What is needed: Skip all pictures, then copy the lines from the start of the data through the line with "33.9, 34.8, 35.6];", keeping both ends.

Data section:
........

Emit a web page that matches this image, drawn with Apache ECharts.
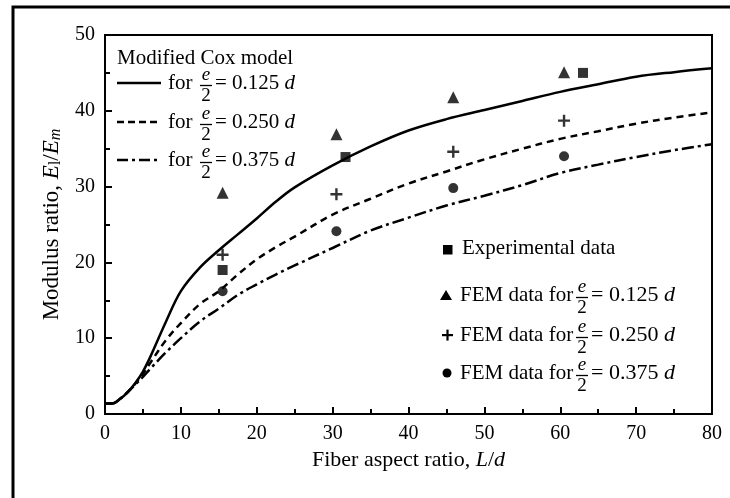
<!DOCTYPE html>
<html><head><meta charset="utf-8">
<script src="https://cdn.jsdelivr.net/npm/echarts@6/dist/echarts.min.js"></script>
<style>html,body{margin:0;padding:0;background:#fff}#c{width:730px;height:498px}</style>
</head><body><div id="c"></div>
<script>
// Fiber aspect ratio L/d samples for the model curves
const xSamples = [0, 1, 2, 3, 4, 5, 6, 8, 10, 12.5, 15, 17.5, 20, 22.5, 25, 30, 35, 40, 45, 50, 55, 60, 65, 70, 75, 80];
// Modified Cox model, e/2 = 0.125 d (solid)
const cox0125 = [1.4, 1.4, 2.0, 2.9, 4.1, 5.6, 7.6, 12.1, 16.2, 19.3, 21.6, 23.7, 25.8, 28.0, 29.9, 32.8, 35.3, 37.4, 38.9, 40.1, 41.3, 42.5, 43.5, 44.5, 45.1, 45.6];
// e/2 = 0.250 d (dashed)
const cox0250 = [1.4, 1.4, 2.0, 2.9, 4.0, 5.3, 6.8, 9.7, 12.0, 14.5, 16.2, 18.4, 20.4, 22.0, 23.4, 26.3, 28.4, 30.4, 32.0, 33.6, 35.0, 36.3, 37.3, 38.3, 39.1, 39.8];
// e/2 = 0.375 d (dash-dot)
const cox0375 = [1.4, 1.4, 2.0, 2.9, 3.9, 4.9, 6.0, 8.1, 10.0, 12.2, 13.9, 15.7, 17.1, 18.4, 19.6, 21.9, 24.2, 25.9, 27.5, 28.8, 30.2, 31.8, 32.9, 33.9, 34.8, 35.6];

const expX = [15.5, 31.7, 63.0];
const expY = [19.0, 33.9, 45.0];
const femX = [15.5, 30.5, 45.9, 60.5];
const fem0125 = [29.2, 36.9, 41.8, 45.1];
const fem0250 = [21.0, 29.0, 34.6, 38.7];
const fem0375 = [16.2, 24.1, 29.8, 34.0];

const xTicks = [0, 10, 20, 30, 40, 50, 60, 70, 80];
const yTicks = [0, 10, 20, 30, 40, 50];

const FONT = '"Liberation Serif", "Times New Roman", serif';
const pairs = (xs, ys) => xs.map((x, i) => [x, ys[i]]);

const chart = echarts.init(document.getElementById('c'), null, {renderer: 'canvas'});

function equation(xStart, fracX, eqX, y, prefixText, valueText, eqSize) {
  const els = [];
  els.push({type: 'text', x: xStart, y: y, style: {text: prefixText, font: '21px ' + FONT, fill: '#000', textVerticalAlign: 'middle', textAlign: 'left'}});
  els.push({type: 'text', x: fracX, y: y + 1, style: {text: 'e', font: 'italic 19px ' + FONT, fill: '#000', textVerticalAlign: 'bottom', textAlign: 'center'}});
  els.push({type: 'line', shape: {x1: fracX - 6, y1: y + 2.5, x2: fracX + 6, y2: y + 2.5}, style: {stroke: '#000', lineWidth: 1.3}});
  els.push({type: 'text', x: fracX, y: y + 3.5, style: {text: '2', font: '19px ' + FONT, fill: '#000', textVerticalAlign: 'top', textAlign: 'center'}});
  els.push({type: 'text', x: eqX, y: y, style: {text: '= ' + valueText + ' {i|d}', font: eqSize + 'px ' + FONT, fill: '#000', textVerticalAlign: 'middle', textAlign: 'left', rich: {i: {fontStyle: 'italic', fontSize: eqSize, fontFamily: FONT}}}});
  return els;
}

const graphics = [];
// outer frame
graphics.push({type: 'rect', shape: {x: 13, y: 7, width: 800, height: 600}, style: {fill: 'none', stroke: '#000', lineWidth: 3}, z: 100});
// top-left legend
graphics.push({type: 'text', x: 117, y: 58, style: {text: 'Modified Cox model', font: '21px ' + FONT, fill: '#000', textVerticalAlign: 'middle'}});
const legRows = [
  {y: 83, dash: null, v: '0.125'},
  {y: 122, dash: [7, 4], v: '0.250'},
  {y: 160, dash: [11, 4, 3, 4], v: '0.375'}
];
legRows.forEach(r => {
  graphics.push({type: 'line', shape: {x1: 117, y1: r.y, x2: 161, y2: r.y}, style: {stroke: '#000', lineWidth: 2.5, lineDash: r.dash}});
  equation(168, 206, 215, r.y, 'for', r.v, 21).forEach(e => graphics.push(e));
});
// right legend
graphics.push({type: 'rect', shape: {x: 443, y: 245, width: 9.5, height: 9.5}, style: {fill: '#000'}});
graphics.push({type: 'text', x: 462, y: 248, style: {text: 'Experimental data', font: '21px ' + FONT, fill: '#000', textVerticalAlign: 'middle'}});
graphics.push({type: 'polygon', shape: {points: [[446, 290], [452, 300], [440, 300]]}, style: {fill: '#000'}});
equation(460, 582, 591, 295, 'FEM data for', '0.125', 22).forEach(e => graphics.push(e));
graphics.push({type: 'rect', shape: {x: 442, y: 334, width: 11, height: 2.2}, style: {fill: '#000'}});
graphics.push({type: 'rect', shape: {x: 446.4, y: 329.6, width: 2.2, height: 11}, style: {fill: '#000'}});
equation(460, 582, 591, 335, 'FEM data for', '0.250', 22).forEach(e => graphics.push(e));
graphics.push({type: 'circle', shape: {cx: 447, cy: 373, r: 4.5}, style: {fill: '#000'}});
equation(460, 582, 591, 373, 'FEM data for', '0.375', 22).forEach(e => graphics.push(e));

const axisCommon = {
  axisLine: {show: true, lineStyle: {color: '#000', width: 2}},
  axisTick: {show: true, inside: true, length: 7, lineStyle: {color: '#000', width: 2}},
  minorTick: {show: true, splitNumber: 2, length: 5, lineStyle: {color: '#000', width: 2}},
  splitLine: {show: false},
  axisLabel: {color: '#000', fontFamily: FONT, fontSize: 20, margin: 10},
  nameLocation: 'middle',
  nameTextStyle: {color: '#000', fontFamily: FONT, fontSize: 21}
};

const plusPath = 'path://M4,0h2v4h4v2h-4v4h-2v-4h-4v-2h4z';

chart.setOption({
  animation: false,
  backgroundColor: '#fff',
  grid: {left: 105, right: 18, top: 35, bottom: 84, show: true, borderColor: '#000', borderWidth: 2, backgroundColor: 'transparent'},
  xAxis: Object.assign({}, axisCommon, {
    type: 'value', min: xTicks[0], max: xTicks[xTicks.length - 1], interval: 10,
    name: 'Fiber aspect ratio, {i|L}/{i|d}', nameGap: 35,
    nameTextStyle: Object.assign({}, axisCommon.nameTextStyle, {fontSize: 22, rich: {i: {fontStyle: 'italic', fontFamily: FONT, fontSize: 22, color: '#000'}}})
  }),
  yAxis: Object.assign({}, axisCommon, {
    type: 'value', min: yTicks[0], max: yTicks[yTicks.length - 1], interval: 10,
    name: 'Modulus ratio, {i|E}{s|l}/{i|E}{sm|m}', nameGap: 41,
    nameTextStyle: Object.assign({}, axisCommon.nameTextStyle, {fontSize: 23, rich: {
      i: {fontStyle: 'italic', fontFamily: FONT, fontSize: 23, color: '#000'},
      s: {fontFamily: FONT, fontSize: 16, color: '#000', padding: [9, 0, 0, 0]},
      sm: {fontStyle: 'italic', fontFamily: FONT, fontSize: 16, color: '#000', padding: [9, 0, 0, 0]}
    }})
  }),
  graphic: graphics,
  series: [
    {type: 'line', name: 'Cox 0.125', data: pairs(xSamples, cox0125), symbol: 'none', smooth: 0.35, lineStyle: {color: '#000', width: 2.5}},
    {type: 'line', name: 'Cox 0.250', data: pairs(xSamples, cox0250), symbol: 'none', smooth: 0.35, lineStyle: {color: '#000', width: 2.5, type: [7, 5]}},
    {type: 'line', name: 'Cox 0.375', data: pairs(xSamples, cox0375), symbol: 'none', smooth: 0.35, lineStyle: {color: '#000', width: 2.5, type: [12, 4, 3, 4]}},
    {type: 'scatter', name: 'Experimental data', data: pairs(expX, expY), symbol: 'rect', symbolSize: 10, itemStyle: {color: '#000'}},
    {type: 'scatter', name: 'FEM 0.125', data: pairs(femX, fem0125), symbol: 'triangle', symbolSize: 12, itemStyle: {color: '#000'}},
    {type: 'scatter', name: 'FEM 0.250', data: pairs(femX, fem0250), symbol: plusPath, symbolSize: 12, itemStyle: {color: '#000'}},
    {type: 'scatter', name: 'FEM 0.375', data: pairs(femX, fem0375), symbol: 'circle', symbolSize: 10, itemStyle: {color: '#000'}}
  ]
});
</script></body></html>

........

Solution to the problem:
Emit a web page that matches this image, drawn with Apache ECharts.
<!DOCTYPE html>
<html><head><meta charset="utf-8">
<script src="https://cdn.jsdelivr.net/npm/echarts@6/dist/echarts.min.js"></script>
<style>html,body{margin:0;padding:0;background:#fff}#c{width:730px;height:498px}</style>
</head><body><div id="c"></div>
<script>
// Fiber aspect ratio L/d samples for the model curves
const xSamples = [0, 1, 2, 3, 4, 5, 6, 8, 10, 12.5, 15, 17.5, 20, 22.5, 25, 30, 35, 40, 45, 50, 55, 60, 65, 70, 75, 80];
// Modified Cox model, e/2 = 0.125 d (solid)
const cox0125 = [1.4, 1.4, 2.0, 2.9, 4.1, 5.6, 7.6, 12.1, 16.2, 19.3, 21.6, 23.7, 25.8, 28.0, 29.9, 32.8, 35.3, 37.4, 38.9, 40.1, 41.3, 42.5, 43.5, 44.5, 45.1, 45.6];
// e/2 = 0.250 d (dashed)
const cox0250 = [1.4, 1.4, 2.0, 2.9, 4.0, 5.3, 6.8, 9.7, 12.0, 14.5, 16.2, 18.4, 20.4, 22.0, 23.4, 26.3, 28.4, 30.4, 32.0, 33.6, 35.0, 36.3, 37.3, 38.3, 39.1, 39.8];
// e/2 = 0.375 d (dash-dot)
const cox0375 = [1.4, 1.4, 2.0, 2.9, 3.9, 4.9, 6.0, 8.1, 10.0, 12.2, 13.9, 15.7, 17.1, 18.4, 19.6, 21.9, 24.2, 25.9, 27.5, 28.8, 30.2, 31.8, 32.9, 33.9, 34.8, 35.6];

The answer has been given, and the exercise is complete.